(Source code of charts)
++++++++++

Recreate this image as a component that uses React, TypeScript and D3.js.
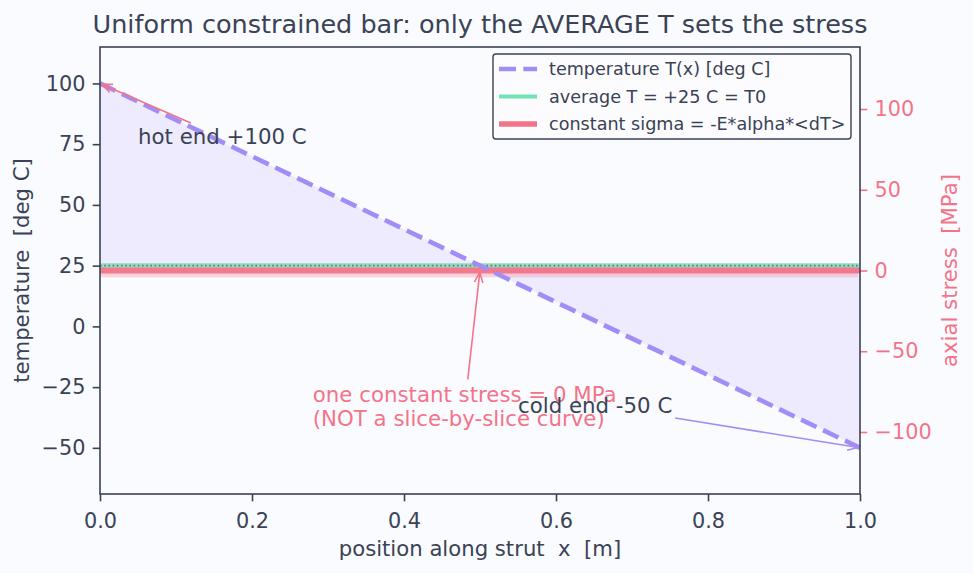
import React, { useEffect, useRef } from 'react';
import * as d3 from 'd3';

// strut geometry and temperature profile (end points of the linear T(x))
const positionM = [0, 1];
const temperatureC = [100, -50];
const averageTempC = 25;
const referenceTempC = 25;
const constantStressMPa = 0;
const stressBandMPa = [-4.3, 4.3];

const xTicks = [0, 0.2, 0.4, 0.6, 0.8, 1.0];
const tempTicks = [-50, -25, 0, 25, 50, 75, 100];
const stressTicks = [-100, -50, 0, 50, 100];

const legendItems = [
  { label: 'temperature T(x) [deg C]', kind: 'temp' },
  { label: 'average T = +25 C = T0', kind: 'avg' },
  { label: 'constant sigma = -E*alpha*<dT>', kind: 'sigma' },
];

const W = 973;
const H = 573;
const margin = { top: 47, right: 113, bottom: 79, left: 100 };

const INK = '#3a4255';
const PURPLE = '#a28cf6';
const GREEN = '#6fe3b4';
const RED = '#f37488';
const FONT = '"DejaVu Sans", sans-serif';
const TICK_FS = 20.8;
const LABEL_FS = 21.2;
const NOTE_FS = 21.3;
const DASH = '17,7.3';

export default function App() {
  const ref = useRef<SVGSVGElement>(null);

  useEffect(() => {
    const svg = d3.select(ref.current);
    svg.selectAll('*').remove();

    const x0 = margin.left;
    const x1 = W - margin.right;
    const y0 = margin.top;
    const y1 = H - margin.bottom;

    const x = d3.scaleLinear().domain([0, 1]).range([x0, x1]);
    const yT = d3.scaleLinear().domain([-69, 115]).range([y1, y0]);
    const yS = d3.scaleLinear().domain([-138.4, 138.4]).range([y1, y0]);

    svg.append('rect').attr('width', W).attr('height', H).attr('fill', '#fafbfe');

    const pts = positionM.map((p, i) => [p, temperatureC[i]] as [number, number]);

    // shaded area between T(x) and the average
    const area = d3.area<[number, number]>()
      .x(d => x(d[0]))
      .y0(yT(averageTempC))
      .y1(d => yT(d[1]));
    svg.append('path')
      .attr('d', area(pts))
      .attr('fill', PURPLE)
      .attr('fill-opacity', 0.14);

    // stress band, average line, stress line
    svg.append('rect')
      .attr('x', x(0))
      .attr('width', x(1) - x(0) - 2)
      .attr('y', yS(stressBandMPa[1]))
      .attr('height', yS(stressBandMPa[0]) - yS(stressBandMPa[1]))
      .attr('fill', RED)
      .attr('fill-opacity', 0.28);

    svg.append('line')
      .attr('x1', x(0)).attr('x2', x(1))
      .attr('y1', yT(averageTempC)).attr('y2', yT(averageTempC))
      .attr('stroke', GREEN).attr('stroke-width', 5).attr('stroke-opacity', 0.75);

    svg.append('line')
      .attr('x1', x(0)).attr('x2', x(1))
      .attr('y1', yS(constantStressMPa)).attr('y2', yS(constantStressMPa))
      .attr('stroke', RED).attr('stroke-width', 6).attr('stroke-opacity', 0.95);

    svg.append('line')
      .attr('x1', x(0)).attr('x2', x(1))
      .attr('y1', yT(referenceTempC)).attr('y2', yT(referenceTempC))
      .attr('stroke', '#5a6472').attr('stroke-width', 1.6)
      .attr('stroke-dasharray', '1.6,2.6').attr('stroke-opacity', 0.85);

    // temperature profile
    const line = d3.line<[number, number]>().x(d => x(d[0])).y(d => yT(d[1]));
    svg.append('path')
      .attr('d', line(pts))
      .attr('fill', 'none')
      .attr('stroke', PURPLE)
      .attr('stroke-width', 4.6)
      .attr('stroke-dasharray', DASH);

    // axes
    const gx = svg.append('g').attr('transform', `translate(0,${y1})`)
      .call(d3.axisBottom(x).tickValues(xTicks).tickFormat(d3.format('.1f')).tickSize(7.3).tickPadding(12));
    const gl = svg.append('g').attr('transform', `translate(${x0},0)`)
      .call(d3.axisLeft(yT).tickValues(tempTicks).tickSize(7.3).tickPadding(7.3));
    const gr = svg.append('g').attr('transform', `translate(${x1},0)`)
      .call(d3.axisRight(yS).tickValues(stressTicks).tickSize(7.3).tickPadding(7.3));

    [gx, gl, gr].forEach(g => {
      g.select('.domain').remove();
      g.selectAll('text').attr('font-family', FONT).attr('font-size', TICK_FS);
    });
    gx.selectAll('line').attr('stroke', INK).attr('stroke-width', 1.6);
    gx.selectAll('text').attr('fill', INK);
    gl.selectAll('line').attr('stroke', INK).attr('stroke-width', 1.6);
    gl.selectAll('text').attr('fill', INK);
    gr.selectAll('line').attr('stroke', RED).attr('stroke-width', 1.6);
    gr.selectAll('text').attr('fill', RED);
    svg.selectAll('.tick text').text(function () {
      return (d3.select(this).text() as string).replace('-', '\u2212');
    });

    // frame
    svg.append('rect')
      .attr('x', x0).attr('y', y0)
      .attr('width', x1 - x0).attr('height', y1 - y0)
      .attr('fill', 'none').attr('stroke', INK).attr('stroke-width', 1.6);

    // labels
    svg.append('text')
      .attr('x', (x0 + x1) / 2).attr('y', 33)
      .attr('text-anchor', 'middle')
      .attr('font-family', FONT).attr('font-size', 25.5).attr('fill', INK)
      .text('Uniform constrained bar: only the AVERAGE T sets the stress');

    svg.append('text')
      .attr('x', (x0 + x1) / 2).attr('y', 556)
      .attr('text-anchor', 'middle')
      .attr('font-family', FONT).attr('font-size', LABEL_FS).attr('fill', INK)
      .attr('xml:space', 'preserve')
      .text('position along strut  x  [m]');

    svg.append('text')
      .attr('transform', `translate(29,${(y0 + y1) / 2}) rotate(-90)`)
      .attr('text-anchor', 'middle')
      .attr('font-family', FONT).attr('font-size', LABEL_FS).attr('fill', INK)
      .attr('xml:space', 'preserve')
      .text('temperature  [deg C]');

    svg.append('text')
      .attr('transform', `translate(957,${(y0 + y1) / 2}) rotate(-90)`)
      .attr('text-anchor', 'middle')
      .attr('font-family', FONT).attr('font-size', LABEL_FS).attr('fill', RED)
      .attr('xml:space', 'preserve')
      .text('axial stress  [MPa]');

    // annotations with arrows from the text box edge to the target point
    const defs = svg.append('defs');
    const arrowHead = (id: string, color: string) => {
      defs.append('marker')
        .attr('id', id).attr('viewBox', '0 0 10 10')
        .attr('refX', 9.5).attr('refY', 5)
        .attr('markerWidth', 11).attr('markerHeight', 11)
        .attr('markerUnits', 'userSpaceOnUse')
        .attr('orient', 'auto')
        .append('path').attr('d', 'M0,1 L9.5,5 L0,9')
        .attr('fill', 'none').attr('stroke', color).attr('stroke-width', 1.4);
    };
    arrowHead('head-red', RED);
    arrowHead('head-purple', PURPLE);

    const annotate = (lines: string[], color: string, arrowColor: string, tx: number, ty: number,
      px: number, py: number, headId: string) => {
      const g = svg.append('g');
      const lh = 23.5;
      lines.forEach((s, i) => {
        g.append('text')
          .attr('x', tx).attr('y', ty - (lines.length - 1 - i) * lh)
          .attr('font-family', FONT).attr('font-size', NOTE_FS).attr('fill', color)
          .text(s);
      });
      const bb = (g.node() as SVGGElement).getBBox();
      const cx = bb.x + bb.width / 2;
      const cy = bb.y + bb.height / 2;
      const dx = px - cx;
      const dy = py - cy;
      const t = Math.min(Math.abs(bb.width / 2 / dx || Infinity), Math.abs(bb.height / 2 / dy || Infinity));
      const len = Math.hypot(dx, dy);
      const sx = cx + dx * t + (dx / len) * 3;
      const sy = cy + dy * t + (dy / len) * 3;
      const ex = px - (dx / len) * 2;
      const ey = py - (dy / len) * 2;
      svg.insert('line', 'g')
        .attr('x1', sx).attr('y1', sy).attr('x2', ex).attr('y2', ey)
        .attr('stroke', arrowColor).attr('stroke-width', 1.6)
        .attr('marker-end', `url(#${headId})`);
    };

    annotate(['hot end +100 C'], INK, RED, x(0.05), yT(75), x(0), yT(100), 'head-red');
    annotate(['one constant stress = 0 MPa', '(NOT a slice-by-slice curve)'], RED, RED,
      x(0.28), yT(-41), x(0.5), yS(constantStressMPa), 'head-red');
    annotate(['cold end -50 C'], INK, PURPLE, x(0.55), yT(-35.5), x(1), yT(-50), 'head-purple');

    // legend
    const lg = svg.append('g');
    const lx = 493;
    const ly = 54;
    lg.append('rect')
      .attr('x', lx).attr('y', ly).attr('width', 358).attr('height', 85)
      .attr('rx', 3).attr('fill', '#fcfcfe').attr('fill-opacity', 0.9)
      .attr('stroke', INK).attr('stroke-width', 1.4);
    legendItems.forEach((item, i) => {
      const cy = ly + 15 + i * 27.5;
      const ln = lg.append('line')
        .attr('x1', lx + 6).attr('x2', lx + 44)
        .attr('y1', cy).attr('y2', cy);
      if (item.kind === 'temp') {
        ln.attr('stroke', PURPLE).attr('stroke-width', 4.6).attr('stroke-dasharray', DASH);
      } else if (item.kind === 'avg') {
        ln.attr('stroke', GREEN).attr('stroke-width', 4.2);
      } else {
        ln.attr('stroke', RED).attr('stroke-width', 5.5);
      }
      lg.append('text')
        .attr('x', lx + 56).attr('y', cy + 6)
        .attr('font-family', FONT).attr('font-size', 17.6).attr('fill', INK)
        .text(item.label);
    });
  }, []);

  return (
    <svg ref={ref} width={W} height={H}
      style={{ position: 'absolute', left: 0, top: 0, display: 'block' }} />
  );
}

++++++++++

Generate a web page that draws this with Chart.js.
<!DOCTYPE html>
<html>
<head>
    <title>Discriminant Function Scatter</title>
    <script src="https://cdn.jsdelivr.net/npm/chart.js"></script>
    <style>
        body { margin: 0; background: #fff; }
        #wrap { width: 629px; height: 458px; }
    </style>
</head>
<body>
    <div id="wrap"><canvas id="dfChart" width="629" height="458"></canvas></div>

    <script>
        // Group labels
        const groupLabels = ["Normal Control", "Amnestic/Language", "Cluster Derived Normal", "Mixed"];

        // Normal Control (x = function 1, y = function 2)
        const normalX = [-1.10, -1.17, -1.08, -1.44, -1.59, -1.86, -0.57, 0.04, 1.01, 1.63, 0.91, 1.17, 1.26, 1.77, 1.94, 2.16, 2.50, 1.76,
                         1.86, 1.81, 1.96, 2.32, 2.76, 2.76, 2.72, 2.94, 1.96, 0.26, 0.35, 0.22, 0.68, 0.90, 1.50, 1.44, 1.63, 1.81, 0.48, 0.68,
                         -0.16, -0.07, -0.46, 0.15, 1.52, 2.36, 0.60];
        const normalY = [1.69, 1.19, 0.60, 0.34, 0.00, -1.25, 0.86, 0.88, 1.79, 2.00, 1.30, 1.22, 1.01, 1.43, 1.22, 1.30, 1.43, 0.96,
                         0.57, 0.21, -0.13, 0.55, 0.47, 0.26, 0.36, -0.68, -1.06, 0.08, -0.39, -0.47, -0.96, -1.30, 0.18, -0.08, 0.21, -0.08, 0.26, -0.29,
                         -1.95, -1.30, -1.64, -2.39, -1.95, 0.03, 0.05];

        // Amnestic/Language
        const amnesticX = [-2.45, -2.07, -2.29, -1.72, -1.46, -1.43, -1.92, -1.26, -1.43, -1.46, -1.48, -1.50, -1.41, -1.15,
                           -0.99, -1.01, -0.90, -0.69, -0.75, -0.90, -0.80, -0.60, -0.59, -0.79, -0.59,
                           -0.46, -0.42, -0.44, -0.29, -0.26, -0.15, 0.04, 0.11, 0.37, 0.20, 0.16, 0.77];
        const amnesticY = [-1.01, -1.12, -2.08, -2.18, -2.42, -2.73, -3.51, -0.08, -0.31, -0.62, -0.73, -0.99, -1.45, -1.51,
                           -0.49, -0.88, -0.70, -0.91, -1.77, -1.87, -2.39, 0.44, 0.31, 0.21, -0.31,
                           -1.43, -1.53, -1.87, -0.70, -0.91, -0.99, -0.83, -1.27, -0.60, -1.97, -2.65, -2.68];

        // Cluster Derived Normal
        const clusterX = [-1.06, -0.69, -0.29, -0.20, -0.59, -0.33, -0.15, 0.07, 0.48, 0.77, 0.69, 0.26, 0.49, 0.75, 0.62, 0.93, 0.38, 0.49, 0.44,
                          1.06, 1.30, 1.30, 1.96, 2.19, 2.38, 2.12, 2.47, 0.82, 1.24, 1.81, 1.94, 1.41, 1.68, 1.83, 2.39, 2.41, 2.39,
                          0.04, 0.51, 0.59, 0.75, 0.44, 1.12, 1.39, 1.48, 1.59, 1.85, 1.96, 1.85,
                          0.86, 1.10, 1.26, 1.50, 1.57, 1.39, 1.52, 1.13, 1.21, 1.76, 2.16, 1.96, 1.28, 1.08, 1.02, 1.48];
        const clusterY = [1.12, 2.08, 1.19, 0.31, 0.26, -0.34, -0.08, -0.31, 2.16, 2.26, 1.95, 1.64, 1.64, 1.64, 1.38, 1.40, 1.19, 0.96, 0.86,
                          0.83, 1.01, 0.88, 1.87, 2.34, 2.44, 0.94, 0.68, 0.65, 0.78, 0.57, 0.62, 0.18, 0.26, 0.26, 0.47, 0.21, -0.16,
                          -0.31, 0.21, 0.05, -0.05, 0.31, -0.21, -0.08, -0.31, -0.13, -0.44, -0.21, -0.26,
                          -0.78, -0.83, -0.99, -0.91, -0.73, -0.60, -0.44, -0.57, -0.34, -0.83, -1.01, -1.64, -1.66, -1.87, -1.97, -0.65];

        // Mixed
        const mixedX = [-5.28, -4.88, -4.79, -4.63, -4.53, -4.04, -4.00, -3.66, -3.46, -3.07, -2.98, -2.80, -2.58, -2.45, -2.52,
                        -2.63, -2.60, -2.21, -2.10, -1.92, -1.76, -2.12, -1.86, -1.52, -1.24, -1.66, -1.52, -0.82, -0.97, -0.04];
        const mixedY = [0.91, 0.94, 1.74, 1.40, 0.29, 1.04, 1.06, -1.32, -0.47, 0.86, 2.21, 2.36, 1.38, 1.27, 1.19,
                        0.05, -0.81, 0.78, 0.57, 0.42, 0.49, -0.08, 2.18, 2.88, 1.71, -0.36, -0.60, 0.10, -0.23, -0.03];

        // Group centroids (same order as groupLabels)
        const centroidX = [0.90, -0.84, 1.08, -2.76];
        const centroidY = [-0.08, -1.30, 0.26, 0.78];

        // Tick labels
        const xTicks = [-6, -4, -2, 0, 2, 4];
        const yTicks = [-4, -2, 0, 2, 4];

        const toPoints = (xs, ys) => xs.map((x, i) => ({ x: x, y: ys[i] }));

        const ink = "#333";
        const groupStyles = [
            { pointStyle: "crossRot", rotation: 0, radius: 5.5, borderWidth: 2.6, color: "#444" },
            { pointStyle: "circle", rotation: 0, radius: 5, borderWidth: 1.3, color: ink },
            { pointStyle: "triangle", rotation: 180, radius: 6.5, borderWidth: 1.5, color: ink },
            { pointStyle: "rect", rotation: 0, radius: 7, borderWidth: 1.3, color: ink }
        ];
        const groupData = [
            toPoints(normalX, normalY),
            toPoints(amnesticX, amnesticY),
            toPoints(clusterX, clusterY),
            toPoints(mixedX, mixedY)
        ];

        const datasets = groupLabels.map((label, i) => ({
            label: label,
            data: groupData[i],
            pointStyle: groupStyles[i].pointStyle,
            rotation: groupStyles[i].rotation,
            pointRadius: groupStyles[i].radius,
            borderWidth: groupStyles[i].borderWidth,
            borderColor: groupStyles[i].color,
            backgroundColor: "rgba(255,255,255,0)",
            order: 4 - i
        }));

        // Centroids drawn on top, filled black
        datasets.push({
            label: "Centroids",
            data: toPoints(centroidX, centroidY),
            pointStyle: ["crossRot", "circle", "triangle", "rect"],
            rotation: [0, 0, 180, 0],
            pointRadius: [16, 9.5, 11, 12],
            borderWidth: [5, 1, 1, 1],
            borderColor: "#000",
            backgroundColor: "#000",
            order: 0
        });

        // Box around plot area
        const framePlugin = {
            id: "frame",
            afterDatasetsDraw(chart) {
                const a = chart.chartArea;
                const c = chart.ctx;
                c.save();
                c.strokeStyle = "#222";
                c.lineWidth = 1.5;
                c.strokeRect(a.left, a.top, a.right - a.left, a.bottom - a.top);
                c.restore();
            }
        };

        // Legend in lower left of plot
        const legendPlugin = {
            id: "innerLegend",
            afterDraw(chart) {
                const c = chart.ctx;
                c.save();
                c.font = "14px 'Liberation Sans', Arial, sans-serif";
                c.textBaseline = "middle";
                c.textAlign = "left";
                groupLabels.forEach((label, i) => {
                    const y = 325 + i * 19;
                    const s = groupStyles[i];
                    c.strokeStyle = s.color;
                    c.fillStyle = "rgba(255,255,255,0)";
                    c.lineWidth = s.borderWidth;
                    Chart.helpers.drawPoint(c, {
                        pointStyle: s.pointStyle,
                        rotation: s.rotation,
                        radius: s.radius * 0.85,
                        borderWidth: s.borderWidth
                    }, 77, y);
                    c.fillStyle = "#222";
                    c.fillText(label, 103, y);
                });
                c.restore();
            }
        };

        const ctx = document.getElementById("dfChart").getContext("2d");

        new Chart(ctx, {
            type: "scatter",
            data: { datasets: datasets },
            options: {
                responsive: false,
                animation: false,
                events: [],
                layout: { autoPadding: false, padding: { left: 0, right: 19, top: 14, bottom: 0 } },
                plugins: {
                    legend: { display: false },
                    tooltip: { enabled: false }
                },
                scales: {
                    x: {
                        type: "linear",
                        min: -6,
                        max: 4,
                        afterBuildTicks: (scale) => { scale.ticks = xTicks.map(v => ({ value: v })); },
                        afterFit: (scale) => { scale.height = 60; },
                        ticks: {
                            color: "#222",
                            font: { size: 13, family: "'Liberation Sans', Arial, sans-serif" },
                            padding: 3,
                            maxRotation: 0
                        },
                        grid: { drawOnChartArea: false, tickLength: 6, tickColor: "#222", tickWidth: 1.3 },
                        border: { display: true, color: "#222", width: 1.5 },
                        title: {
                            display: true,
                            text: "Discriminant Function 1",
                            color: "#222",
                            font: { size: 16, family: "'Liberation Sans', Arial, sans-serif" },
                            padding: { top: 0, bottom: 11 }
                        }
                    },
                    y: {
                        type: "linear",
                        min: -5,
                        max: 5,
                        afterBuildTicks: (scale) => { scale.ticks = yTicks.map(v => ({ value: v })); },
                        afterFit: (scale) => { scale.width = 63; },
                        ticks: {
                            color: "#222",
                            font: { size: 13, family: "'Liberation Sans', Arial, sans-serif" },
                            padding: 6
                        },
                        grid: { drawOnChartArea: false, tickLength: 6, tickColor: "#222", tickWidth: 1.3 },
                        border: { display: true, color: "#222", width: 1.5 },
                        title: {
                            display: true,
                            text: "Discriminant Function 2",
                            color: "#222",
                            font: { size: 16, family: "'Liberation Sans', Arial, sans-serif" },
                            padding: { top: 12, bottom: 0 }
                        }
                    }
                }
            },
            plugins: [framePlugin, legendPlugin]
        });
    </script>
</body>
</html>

++++++++++

- _Exercise details_
Your task is to retype exactly the lines from the one containing "Recreate this image" through the one containing "svg.selectAll('*').remove();", leaving every picture out.

- _Output of the exercise_
Recreate this image as a component that uses React, TypeScript and D3.js.
import React, { useEffect, useRef } from 'react';
import * as d3 from 'd3';

// strut geometry and temperature profile (end points of the linear T(x))
const positionM = [0, 1];
const temperatureC = [100, -50];
const averageTempC = 25;
const referenceTempC = 25;
const constantStressMPa = 0;
const stressBandMPa = [-4.3, 4.3];

const xTicks = [0, 0.2, 0.4, 0.6, 0.8, 1.0];
const tempTicks = [-50, -25, 0, 25, 50, 75, 100];
const stressTicks = [-100, -50, 0, 50, 100];

const legendItems = [
  { label: 'temperature T(x) [deg C]', kind: 'temp' },
  { label: 'average T = +25 C = T0', kind: 'avg' },
  { label: 'constant sigma = -E*alpha*<dT>', kind: 'sigma' },
];

const W = 973;
const H = 573;
const margin = { top: 47, right: 113, bottom: 79, left: 100 };

const INK = '#3a4255';
const PURPLE = '#a28cf6';
const GREEN = '#6fe3b4';
const RED = '#f37488';
const FONT = '"DejaVu Sans", sans-serif';
const TICK_FS = 20.8;
const LABEL_FS = 21.2;
const NOTE_FS = 21.3;
const DASH = '17,7.3';

export default function App() {
  const ref = useRef<SVGSVGElement>(null);

  useEffect(() => {
    const svg = d3.select(ref.current);
    svg.selectAll('*').remove();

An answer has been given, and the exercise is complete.